Japan to finance lion’s share of $3bn Indonesian port

13 April 2016 | By GCR Staff 0 Comments

The government of Japan has offered Indonesia a low-interest loan to build a deepwater port at the town of Patimban on the northern coast of Java.

The Indonesian government has indicated that the port will cost about $3bn, and the Japanese have offered to provide $2.4bn over 40 years with a 10-year grace period. The Indonesian government will contribute the remaining $600m, which will be spent on land procurement and road construction.

The scheme was discussed during a meeting between Japanese prime minister Shinzo Abe and Indonesian president Joko Widodo’s during a meeting in Kuala Lumpur last November.

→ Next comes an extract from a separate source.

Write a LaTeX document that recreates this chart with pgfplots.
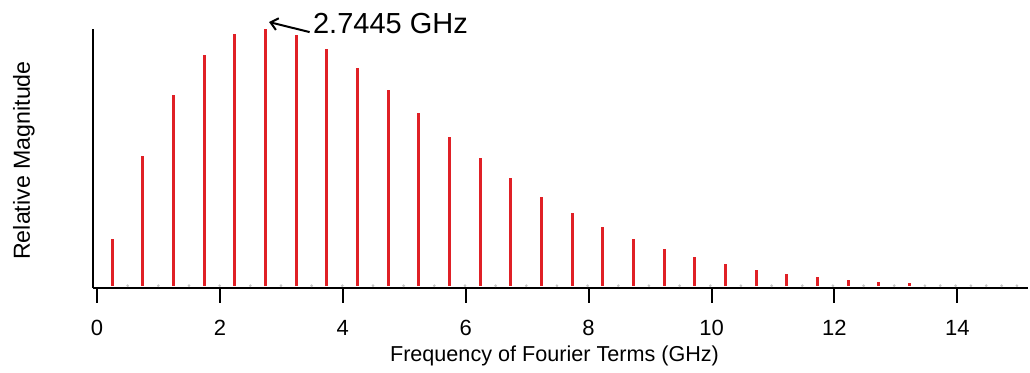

The Indonesian government then signalled its willingness to go ahead with the project in February, when Ignasius Jonan, Indonesia’s transportation minister, notified the Japanese government of Jakarta’s acceptance of the finance terms during a trip to Tokyo. According to the Jakarta Post, the deal is now agreed “in principle”.

Abe aims to make up lost ground in one of Southeast Asia’s fastest growing markets (Japan Kentei)

Commentators in the Japanese press have suggested that the project is particularly attractive for Abe because of his drive to boost Japan’s stagnant economy through the export of Japanese infrastructure, and also to help Tokyo recover from the loss of Indonesia’s $5.1bn high-speed rail project to Beijing last year.

The port is expected to serve the many industrial parks in the 120km between Patimban and Jakarta, to the west. Among the companies with operations there are Japanese giants such as Toyota and Honda.

The first phase of the port project is scheduled to handle 250,000 containers a year, although this will be expanded to 7.5 million by 2037.

The start of the construction is subject to a range of requirements, including the completion of detailed engineering design, as well as a Japanese feasibility study.

It was reported in March that Belgian firms have also been pitching for work on the scheme. The Jakarta Post reported that Dredging, Environmental & Marine Engineering, a company based in Zwijndrecht, was interested in winning work.